Truth In Blogging: The other reason I went, maybe the main reason, is that in my opinion, Brazilian Portuguese is the most captivating, mellifluous, sexy language spoken on earth. I don’t speak this magical tongue, but I listen to a lot of music sung in it, and I can even pronounce a word or two passably well. So as I cruised the tables, I would make a point of asking a question that the sales rep/interpreter had to translate for the winemaker/owner, just to hear the two of them talk. Who needs wine?

But I digress. Brazilian wine history starts, of course, in the 16th century with the Portuguese colonials, the same folks who brought Brazil the slave trade and the other things that made it the amazing culture it is today. The modern wine industry is still small, with far more acreage (hectareage?) devoted to juice grapes and American hybrids than to classic vinifera, and more to pink grapes than either white or red. And the modern wine connection isn’t through Portugal; it’s by way of Italian immigrants from the late 19th century on, similar to the story in Argentina and Uruguay. Vineyards and production facilities are overwhelmingly located in the far south o the country, below Rio and São Paolo, in the state of Rio Grande do Sul, more or less parallel to the wine regions of Chile, Argentina and Uruguay. 

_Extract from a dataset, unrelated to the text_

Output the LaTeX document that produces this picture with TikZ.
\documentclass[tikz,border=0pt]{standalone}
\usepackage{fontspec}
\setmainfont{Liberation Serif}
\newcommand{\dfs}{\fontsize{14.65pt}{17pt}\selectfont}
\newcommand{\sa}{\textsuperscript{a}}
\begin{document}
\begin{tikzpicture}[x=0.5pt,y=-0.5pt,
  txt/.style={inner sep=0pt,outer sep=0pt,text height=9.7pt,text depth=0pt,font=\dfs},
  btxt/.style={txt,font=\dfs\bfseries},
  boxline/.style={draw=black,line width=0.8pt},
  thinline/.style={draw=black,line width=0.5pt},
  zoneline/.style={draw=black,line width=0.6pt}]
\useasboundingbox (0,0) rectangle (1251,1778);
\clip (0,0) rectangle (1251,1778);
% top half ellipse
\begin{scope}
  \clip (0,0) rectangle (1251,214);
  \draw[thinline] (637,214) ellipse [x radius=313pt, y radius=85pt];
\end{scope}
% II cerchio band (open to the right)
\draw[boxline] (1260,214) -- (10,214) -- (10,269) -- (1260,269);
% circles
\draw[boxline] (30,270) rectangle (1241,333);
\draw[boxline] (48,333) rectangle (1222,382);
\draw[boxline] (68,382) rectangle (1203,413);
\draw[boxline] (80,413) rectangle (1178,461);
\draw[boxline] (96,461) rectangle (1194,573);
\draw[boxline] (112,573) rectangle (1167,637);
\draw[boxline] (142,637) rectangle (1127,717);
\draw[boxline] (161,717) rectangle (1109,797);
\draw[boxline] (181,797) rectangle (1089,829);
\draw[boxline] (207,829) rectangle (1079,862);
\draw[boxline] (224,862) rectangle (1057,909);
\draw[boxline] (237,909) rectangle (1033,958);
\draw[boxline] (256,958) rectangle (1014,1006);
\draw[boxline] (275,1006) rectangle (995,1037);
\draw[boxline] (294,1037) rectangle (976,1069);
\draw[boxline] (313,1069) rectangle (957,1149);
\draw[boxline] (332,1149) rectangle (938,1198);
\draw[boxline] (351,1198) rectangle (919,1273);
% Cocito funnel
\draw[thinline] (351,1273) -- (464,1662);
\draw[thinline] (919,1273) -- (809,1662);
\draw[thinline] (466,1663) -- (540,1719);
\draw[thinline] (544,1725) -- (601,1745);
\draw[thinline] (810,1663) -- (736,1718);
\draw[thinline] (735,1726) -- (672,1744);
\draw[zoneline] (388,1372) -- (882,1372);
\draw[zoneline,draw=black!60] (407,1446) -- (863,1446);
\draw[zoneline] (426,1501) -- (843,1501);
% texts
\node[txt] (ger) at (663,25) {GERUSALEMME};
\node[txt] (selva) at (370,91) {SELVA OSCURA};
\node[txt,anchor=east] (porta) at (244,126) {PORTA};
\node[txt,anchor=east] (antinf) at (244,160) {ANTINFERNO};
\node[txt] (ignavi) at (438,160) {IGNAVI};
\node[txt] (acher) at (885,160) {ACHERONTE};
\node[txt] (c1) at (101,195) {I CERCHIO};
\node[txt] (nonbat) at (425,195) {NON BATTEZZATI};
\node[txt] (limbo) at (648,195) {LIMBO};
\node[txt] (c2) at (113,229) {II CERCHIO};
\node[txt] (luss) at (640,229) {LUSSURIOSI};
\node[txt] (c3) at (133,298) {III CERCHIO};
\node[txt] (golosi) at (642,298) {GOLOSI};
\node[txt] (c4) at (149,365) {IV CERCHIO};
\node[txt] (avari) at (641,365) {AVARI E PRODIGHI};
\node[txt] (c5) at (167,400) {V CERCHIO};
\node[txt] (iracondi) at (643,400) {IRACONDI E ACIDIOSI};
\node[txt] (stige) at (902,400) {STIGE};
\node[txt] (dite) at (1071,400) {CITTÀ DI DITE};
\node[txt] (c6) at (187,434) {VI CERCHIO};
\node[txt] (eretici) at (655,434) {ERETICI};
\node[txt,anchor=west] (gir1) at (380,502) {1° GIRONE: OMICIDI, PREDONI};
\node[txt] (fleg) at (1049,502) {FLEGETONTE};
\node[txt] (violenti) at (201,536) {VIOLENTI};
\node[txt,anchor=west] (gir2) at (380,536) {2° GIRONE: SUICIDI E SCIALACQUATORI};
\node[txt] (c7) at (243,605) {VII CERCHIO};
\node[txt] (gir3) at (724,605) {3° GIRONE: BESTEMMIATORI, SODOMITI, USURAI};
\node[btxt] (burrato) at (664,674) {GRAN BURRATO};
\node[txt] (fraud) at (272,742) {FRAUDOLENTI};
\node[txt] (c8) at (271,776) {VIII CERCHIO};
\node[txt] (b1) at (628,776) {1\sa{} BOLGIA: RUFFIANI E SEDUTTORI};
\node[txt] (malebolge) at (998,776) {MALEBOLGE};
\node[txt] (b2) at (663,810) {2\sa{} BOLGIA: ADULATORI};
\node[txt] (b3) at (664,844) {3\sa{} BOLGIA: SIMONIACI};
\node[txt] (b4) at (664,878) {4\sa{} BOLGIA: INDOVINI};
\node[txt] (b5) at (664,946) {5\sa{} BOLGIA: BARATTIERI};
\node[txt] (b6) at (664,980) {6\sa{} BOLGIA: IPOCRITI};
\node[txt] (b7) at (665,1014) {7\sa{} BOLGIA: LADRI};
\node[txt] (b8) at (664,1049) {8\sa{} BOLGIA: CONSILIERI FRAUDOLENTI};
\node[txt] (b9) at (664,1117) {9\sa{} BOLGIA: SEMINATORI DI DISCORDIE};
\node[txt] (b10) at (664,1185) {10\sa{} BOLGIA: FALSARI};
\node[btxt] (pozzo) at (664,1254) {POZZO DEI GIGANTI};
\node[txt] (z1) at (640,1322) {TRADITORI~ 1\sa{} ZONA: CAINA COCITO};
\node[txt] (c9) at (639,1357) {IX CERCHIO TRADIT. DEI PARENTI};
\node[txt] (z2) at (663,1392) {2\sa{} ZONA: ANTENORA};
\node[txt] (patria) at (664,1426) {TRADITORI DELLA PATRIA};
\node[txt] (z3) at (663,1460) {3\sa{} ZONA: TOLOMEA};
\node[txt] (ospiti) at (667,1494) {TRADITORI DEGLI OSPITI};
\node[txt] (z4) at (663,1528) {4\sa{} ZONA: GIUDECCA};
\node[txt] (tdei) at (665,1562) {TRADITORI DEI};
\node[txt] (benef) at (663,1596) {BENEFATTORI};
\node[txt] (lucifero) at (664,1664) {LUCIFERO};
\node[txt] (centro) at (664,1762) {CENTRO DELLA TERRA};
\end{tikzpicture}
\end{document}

So what kind of wines do they make, at least to show off to the North American market? Cabernet Sauvignon, Merlot and Chardonnay—what did you expect? It’s what every fledging wine producing country does to plant its flag and prove it can make mainstream wine, not just trivia question wine. Whether that is a rational long-term strategy, compared to crafting a national wine identity around something else—as Argentina is doing with Malbec and Torrontes—is debatable.

I was surprised by the number of bubblies offered by several producers, most done with classic Champagne grapes, plus the occasional Proseco and sparkling Moscatel. (The latter, of which I had two examples, were among my favorites from the tasting: 6% sugar, 6% alcohol, like Moscato d’Asti with that lovely Brazilian accent—what more can you ask for?)

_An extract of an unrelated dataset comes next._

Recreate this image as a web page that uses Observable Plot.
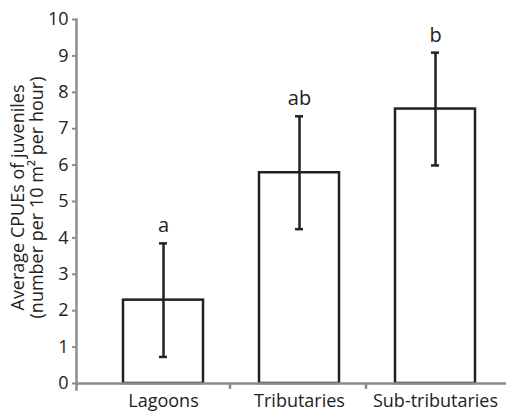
<!DOCTYPE html>
<html>
<head>
<meta charset="utf-8">
<script src="https://cdn.jsdelivr.net/npm/d3@7"></script>
<script src="https://cdn.jsdelivr.net/npm/@observablehq/plot@0.6"></script>
<style>
  html, body { margin: 0; padding: 0; background: #fff; }
</style>
</head>
<body>
<div id="chart"></div>
<script>
const categories = ["Lagoons", "Tributaries", "Sub-tributaries"];
const means = [2.29, 5.79, 7.54];
const errors = [1.56, 1.55, 1.55];
const letters = ["a", "ab", "b"];
const yTicks = [0, 1, 2, 3, 4, 5, 6, 7, 8, 9, 10];
const yLabel = ["Average CPUEs of juveniles", "(number per 10 m\u00B2 per hour)"];
const dividers = ["Tributaries", "Sub-tributaries"];

const data = categories.map((c, i) => ({
  cat: c, mean: means[i], lo: means[i] - errors[i], hi: means[i] + errors[i], letter: letters[i]
}));

const ink = "#222";
const axisGray = "#8c8c8c";

const chart = Plot.plot({
  width: 506,
  height: 412,
  marginLeft: 76,
  marginRight: 0,
  marginTop: 19,
  marginBottom: 29,
  style: { fontFamily: "'Open Sans', sans-serif", fontSize: "18px", color: ink, background: "#fff" },
  x: { domain: categories, range: [94, 504], paddingInner: 0.41, paddingOuter: 0.205, label: null },
  y: { domain: [0, 10], label: null },
  marks: [
    Plot.barY(data, { x: "cat", y: "mean", fill: "white", stroke: ink, strokeWidth: 2.5 }),
    Plot.ruleX(data, { x: "cat", y1: "lo", y2: "hi", stroke: ink, strokeWidth: 2.5 }),
    Plot.tickY(data, { x: "cat", y: "hi", stroke: ink, strokeWidth: 2.5, insetLeft: 36, insetRight: 36 }),
    Plot.tickY(data, { x: "cat", y: "lo", stroke: ink, strokeWidth: 2.5, insetLeft: 36, insetRight: 36 }),
    Plot.text(data, { x: "cat", y: "hi", text: "letter", dy: -11, lineAnchor: "bottom", fontSize: 20, fill: ink }),
    Plot.frame({ anchor: "left", stroke: axisGray, strokeWidth: 2.5, insetBottom: -6 }),
    Plot.frame({ anchor: "bottom", stroke: axisGray, strokeWidth: 2.5 }),
    Plot.ruleX(dividers, { x: d => d, dx: -69.5, y1: 0, y2: -0.16, stroke: axisGray, strokeWidth: 2.5 }),
    Plot.axisY({ ticks: yTicks, tickSize: 4, tickPadding: 4, stroke: axisGray, strokeWidth: 2, fontSize: 18, fill: ink, label: null }),
    Plot.axisX({ tickSize: 0, tickPadding: 11, fontSize: 18, fill: ink, label: null }),
    Plot.text([yLabel.join("\n")], { frameAnchor: "left", textAnchor: "middle", dx: -49.5, dy: -4, rotate: -90, fontSize: 18, lineHeight: 1.06, fill: ink })
  ]
});

document.getElementById("chart").appendChild(chart);
</script>
</body>
</html>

In the red department, the unexpected ingredient was the prevalence of Tannat, mainly in blends. Not the easiest grape on earth to love, given to rough tannins and stingy fruit, Tannat can nonetheless give useful backbone to red blends, as it did several times here. I was on my sixth or seventh Tannat when the light bulb went off: Brazilian wine country is right over the bolder from the Uruguayan vineyards, where Tannat makes up over half the red production.

The good news on the reds: the alcohol levels were refreshingly low, anywhere from 11.5% to no more than 13%. The bad news: there were some pretty green wines in the mix, not just unripe by California’s overblown standards, but unripe by anybody’s standards.

The stars of the tasting were probably the wines from Don Laurindo, a Merlot, a Malbec and two Cabernets, all full of ripe flavors, expensive but under-control oak, and consummate winemaking. Priced (suggested US retail) from $35 to $105, they had better be good, because they’re aiming to play in a very tough, crowded, upscale league.

There’s not much point in naming bottles, since these wines are devilishly hard to find; one reason for the tasting is that the wineries are looking for importers/distributors. Several of them have a toehold on the east coast. Sooner or alter, you’ll start finding well-made $10 Brazilian wine at your local supermarket, and the real fun will start.

Meantime, there’s more information about the folks behind this particular tasting at Wines from Brazil. (You’ll notice that the first sentence of the history page says it all started with the Italians in 1875, which is about 300 years and one country off.)